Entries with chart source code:
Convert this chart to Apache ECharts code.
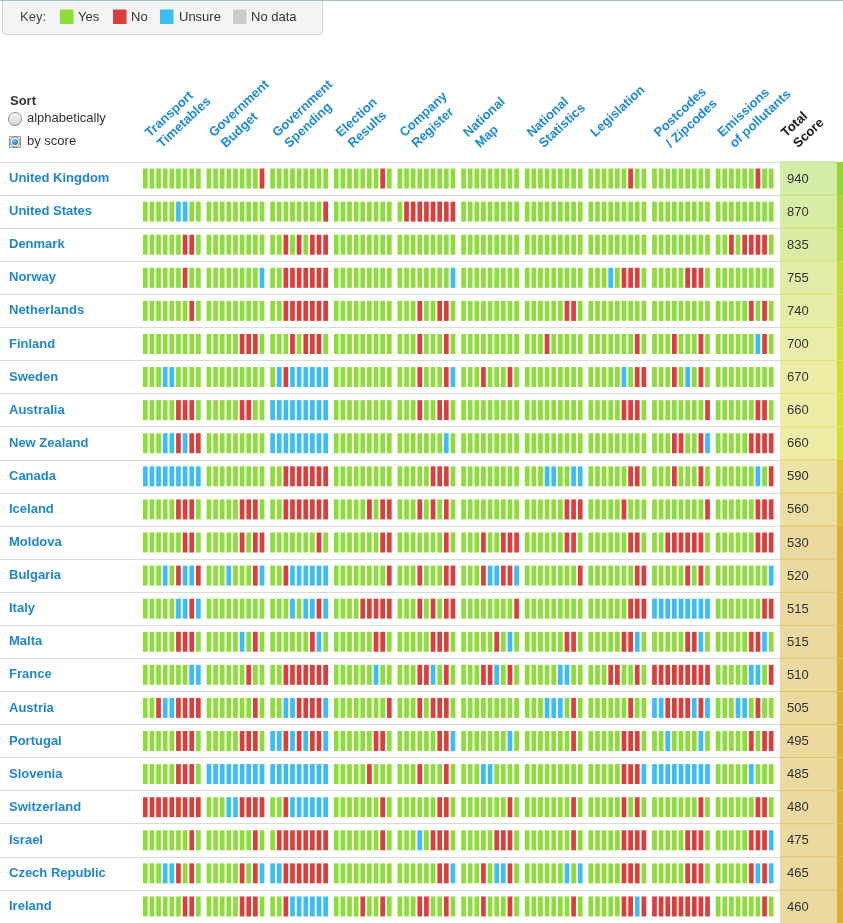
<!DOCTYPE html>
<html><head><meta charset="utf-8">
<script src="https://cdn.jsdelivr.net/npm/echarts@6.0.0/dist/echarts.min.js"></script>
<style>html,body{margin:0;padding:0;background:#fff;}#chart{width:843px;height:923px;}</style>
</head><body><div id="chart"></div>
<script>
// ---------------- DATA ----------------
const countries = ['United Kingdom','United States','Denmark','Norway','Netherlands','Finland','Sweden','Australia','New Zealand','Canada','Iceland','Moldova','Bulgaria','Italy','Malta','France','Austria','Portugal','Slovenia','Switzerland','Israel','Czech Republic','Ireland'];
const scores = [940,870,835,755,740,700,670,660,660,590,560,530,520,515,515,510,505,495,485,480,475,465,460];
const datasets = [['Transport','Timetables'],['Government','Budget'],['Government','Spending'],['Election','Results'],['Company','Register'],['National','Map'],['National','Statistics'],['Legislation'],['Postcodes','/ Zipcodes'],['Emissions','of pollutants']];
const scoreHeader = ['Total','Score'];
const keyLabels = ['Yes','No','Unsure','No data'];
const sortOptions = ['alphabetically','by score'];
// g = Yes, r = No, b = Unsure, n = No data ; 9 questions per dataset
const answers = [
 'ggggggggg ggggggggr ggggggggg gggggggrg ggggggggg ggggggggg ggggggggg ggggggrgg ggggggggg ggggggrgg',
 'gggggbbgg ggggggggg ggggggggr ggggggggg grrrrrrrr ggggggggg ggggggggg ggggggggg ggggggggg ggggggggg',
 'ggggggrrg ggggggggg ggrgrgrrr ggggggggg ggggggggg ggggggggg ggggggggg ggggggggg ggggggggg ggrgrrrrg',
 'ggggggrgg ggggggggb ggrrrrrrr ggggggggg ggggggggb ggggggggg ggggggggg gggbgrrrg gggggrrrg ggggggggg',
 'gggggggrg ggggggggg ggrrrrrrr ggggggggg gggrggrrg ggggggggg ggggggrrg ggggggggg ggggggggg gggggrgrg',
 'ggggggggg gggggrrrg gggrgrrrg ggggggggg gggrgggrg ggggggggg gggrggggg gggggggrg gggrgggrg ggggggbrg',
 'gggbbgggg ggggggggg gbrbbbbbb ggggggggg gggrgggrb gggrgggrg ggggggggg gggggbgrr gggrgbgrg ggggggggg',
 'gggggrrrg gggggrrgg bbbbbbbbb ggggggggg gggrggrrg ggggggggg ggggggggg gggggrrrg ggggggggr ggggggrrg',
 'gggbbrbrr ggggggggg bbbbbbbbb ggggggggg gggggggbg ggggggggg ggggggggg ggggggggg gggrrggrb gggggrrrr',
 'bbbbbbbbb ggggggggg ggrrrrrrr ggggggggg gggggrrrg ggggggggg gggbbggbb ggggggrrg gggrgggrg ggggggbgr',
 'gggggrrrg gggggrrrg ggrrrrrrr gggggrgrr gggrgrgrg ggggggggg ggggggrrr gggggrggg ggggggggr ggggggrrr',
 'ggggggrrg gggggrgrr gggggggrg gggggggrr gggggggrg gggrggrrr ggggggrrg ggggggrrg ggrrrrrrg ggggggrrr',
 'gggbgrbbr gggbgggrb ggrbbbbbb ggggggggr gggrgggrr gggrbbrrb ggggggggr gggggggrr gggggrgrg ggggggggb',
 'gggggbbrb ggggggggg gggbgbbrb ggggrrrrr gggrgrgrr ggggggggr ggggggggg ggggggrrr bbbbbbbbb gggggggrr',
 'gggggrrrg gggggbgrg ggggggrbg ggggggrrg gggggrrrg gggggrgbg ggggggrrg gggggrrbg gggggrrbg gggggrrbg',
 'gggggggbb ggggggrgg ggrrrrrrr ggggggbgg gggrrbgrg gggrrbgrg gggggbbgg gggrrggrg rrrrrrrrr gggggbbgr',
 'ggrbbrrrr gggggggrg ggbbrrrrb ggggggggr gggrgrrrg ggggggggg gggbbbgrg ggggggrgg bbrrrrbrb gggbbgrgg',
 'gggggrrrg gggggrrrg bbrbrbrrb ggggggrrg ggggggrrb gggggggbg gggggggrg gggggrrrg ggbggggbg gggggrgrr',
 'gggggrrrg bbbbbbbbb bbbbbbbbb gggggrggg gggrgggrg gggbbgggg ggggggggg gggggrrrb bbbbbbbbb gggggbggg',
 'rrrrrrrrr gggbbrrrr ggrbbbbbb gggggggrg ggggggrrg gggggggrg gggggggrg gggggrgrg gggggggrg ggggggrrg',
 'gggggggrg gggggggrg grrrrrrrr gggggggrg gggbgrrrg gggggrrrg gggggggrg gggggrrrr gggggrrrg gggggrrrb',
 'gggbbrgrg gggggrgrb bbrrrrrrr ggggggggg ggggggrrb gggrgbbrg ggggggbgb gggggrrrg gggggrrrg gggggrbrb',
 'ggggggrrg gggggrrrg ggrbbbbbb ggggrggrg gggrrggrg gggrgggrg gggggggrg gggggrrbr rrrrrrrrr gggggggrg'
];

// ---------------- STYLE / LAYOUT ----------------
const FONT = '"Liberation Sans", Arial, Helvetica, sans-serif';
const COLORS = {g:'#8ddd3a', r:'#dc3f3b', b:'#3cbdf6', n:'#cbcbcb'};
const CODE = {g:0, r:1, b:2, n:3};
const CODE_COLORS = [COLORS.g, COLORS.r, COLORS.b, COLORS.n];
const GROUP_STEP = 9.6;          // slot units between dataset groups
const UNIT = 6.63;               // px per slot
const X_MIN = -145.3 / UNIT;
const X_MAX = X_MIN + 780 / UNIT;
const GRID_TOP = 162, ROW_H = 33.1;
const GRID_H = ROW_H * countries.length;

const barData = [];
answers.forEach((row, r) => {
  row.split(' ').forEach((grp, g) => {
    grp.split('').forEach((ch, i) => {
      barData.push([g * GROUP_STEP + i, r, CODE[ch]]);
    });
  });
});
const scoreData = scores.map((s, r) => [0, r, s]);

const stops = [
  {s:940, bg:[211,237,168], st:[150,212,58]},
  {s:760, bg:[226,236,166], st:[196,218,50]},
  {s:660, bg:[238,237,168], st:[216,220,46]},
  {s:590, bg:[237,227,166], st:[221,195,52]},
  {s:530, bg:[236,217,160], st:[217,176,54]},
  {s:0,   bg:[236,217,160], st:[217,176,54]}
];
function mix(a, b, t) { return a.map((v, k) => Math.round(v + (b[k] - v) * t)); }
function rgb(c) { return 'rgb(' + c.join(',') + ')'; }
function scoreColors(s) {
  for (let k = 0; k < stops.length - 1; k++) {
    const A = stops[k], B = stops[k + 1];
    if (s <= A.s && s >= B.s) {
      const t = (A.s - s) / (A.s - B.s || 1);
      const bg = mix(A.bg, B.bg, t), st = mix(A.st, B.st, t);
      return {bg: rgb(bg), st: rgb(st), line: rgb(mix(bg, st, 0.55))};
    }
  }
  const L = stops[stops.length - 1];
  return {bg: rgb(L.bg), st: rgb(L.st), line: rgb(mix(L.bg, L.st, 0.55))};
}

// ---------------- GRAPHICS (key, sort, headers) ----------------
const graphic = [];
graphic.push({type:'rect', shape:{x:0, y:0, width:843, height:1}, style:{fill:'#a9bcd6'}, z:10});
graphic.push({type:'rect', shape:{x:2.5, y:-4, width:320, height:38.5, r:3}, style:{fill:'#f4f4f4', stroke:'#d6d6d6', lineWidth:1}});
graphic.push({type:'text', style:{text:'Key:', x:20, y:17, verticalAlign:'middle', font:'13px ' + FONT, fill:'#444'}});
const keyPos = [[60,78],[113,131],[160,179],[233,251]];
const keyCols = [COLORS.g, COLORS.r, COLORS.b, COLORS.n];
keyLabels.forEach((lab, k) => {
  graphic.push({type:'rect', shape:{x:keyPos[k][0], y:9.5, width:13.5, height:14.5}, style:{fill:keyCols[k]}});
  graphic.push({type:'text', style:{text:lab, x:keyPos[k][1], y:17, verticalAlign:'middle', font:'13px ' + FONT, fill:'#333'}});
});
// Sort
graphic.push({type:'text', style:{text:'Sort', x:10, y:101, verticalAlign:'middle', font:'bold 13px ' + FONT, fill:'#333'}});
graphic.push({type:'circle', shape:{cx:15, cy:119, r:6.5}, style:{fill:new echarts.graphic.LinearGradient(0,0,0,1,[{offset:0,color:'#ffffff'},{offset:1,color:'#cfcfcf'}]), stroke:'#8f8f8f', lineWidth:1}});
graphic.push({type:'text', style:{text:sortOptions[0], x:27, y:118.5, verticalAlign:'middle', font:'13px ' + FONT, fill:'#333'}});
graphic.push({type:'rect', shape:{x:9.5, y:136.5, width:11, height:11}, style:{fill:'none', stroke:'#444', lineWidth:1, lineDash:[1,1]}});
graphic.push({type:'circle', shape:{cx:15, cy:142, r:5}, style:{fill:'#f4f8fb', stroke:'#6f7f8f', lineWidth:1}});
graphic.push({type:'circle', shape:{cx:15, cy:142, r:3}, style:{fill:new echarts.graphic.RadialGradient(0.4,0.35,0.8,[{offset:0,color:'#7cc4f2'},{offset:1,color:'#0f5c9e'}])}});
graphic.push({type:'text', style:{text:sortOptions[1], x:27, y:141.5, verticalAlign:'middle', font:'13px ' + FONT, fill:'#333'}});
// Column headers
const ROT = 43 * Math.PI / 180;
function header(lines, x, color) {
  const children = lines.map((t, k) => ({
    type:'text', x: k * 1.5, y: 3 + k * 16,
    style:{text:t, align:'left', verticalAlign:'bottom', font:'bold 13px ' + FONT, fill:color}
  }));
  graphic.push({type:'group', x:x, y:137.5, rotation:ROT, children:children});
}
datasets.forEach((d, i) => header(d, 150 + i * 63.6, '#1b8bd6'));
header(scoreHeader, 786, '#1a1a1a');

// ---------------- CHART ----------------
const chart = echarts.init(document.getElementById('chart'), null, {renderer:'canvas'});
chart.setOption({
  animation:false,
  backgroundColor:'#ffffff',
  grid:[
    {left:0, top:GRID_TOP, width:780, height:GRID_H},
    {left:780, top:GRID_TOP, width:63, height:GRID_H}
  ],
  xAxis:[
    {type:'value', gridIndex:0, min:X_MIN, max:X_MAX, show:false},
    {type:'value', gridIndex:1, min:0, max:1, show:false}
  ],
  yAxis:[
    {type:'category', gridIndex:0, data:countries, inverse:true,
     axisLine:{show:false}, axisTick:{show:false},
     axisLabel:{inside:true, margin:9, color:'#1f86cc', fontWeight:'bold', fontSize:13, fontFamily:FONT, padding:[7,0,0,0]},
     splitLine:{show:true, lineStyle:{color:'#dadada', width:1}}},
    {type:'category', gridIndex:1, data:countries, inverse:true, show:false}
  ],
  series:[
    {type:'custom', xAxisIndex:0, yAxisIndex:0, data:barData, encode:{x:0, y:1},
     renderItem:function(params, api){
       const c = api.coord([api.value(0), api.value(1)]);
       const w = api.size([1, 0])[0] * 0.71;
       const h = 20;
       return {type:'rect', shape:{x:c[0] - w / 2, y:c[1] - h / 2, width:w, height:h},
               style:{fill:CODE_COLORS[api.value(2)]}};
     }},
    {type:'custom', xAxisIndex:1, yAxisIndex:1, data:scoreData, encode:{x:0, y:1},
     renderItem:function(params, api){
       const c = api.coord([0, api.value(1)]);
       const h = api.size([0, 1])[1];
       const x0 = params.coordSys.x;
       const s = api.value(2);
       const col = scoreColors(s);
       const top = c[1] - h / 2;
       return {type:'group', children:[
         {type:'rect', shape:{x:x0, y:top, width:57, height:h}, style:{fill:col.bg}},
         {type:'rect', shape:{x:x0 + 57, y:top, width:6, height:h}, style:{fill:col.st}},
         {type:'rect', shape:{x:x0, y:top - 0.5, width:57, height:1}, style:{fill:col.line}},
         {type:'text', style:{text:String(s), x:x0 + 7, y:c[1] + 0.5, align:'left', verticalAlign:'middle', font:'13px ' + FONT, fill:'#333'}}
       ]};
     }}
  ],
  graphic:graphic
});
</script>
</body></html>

---

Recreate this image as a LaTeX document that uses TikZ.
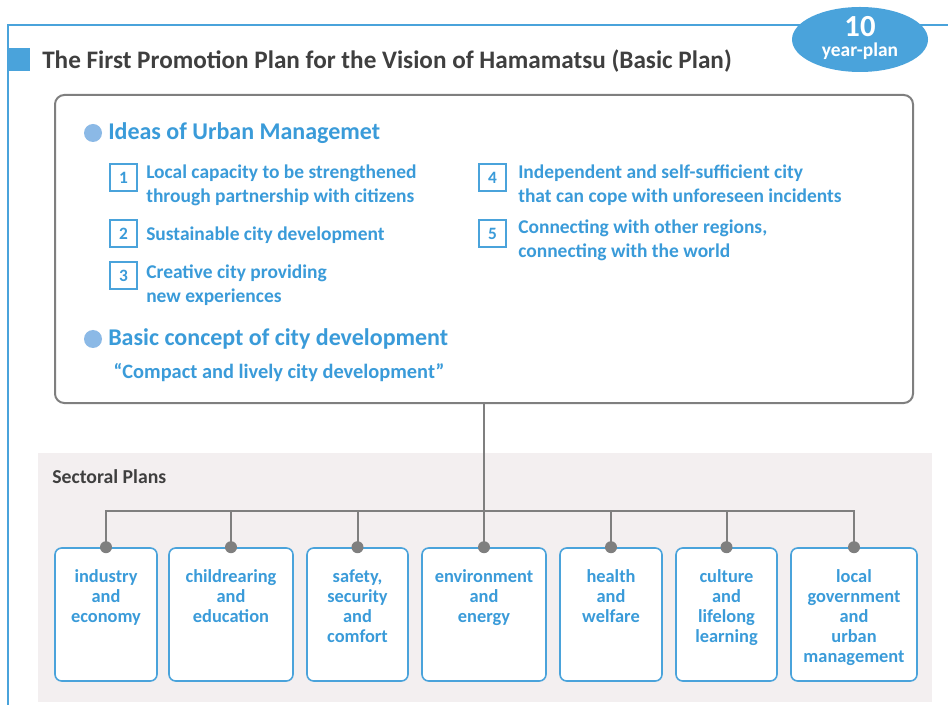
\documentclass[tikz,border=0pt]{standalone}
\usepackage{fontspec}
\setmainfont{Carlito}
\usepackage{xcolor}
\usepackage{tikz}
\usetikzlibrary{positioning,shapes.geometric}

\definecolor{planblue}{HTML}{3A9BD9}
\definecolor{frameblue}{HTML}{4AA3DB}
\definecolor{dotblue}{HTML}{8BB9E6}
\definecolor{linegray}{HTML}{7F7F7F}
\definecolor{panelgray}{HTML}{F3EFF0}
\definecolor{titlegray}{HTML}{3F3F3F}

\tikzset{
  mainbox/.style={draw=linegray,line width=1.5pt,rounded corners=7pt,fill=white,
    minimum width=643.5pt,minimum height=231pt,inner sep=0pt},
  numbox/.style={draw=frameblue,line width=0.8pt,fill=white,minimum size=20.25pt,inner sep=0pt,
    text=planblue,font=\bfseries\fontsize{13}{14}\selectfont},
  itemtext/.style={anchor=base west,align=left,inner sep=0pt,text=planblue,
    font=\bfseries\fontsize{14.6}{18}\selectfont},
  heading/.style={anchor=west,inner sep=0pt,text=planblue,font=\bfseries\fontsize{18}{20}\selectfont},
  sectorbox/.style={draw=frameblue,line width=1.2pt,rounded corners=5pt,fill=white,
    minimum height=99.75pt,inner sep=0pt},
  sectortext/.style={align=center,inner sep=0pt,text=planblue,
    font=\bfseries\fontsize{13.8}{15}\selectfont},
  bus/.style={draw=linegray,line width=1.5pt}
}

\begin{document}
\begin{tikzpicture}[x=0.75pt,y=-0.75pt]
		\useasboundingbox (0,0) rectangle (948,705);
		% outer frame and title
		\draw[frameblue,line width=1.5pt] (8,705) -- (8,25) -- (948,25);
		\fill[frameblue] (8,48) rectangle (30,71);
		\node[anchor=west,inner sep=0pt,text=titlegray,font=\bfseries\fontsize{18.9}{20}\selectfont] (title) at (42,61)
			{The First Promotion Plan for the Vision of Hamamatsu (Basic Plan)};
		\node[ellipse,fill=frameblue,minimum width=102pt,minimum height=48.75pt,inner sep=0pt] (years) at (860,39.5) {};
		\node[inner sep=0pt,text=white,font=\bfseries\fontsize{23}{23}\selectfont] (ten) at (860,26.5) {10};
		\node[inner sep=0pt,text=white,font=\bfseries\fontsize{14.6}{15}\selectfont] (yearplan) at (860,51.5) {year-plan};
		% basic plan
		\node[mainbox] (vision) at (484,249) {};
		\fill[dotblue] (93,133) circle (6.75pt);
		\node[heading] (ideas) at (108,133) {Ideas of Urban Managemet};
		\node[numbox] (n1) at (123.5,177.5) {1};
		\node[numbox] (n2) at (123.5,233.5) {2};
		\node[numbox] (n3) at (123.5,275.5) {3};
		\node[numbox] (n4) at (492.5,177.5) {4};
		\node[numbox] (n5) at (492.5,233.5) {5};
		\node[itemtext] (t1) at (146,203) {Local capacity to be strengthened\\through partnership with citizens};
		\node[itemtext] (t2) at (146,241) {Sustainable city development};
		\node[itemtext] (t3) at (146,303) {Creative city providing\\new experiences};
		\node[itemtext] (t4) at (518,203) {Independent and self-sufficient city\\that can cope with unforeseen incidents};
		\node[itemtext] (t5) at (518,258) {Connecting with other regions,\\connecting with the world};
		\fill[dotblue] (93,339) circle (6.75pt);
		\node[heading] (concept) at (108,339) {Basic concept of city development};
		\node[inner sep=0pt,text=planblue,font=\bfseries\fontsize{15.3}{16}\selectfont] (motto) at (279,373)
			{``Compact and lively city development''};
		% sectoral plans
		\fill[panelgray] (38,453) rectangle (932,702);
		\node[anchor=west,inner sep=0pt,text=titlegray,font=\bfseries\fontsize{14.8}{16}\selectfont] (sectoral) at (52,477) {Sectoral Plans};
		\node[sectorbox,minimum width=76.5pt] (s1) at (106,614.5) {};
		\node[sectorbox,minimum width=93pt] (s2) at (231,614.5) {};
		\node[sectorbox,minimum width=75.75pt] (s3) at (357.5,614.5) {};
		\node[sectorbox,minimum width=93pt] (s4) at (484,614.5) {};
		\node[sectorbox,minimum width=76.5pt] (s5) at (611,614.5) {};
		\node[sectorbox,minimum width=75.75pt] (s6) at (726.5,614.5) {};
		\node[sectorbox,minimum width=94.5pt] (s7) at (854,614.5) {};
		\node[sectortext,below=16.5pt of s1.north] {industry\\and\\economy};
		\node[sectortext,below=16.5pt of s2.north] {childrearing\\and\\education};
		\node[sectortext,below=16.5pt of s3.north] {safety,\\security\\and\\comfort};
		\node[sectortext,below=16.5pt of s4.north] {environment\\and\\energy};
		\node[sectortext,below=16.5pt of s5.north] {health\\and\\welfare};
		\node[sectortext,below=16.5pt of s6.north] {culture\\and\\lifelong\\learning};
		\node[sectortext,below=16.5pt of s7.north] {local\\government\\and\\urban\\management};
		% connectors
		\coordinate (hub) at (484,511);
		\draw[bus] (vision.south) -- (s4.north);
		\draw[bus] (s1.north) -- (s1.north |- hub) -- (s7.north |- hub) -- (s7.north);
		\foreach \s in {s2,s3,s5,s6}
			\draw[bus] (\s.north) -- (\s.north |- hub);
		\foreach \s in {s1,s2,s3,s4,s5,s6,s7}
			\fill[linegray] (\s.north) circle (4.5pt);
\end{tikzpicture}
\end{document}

Required task:
Tell how many lines in the material contain the word "that". Only the number is wanted.

Problem solution:
2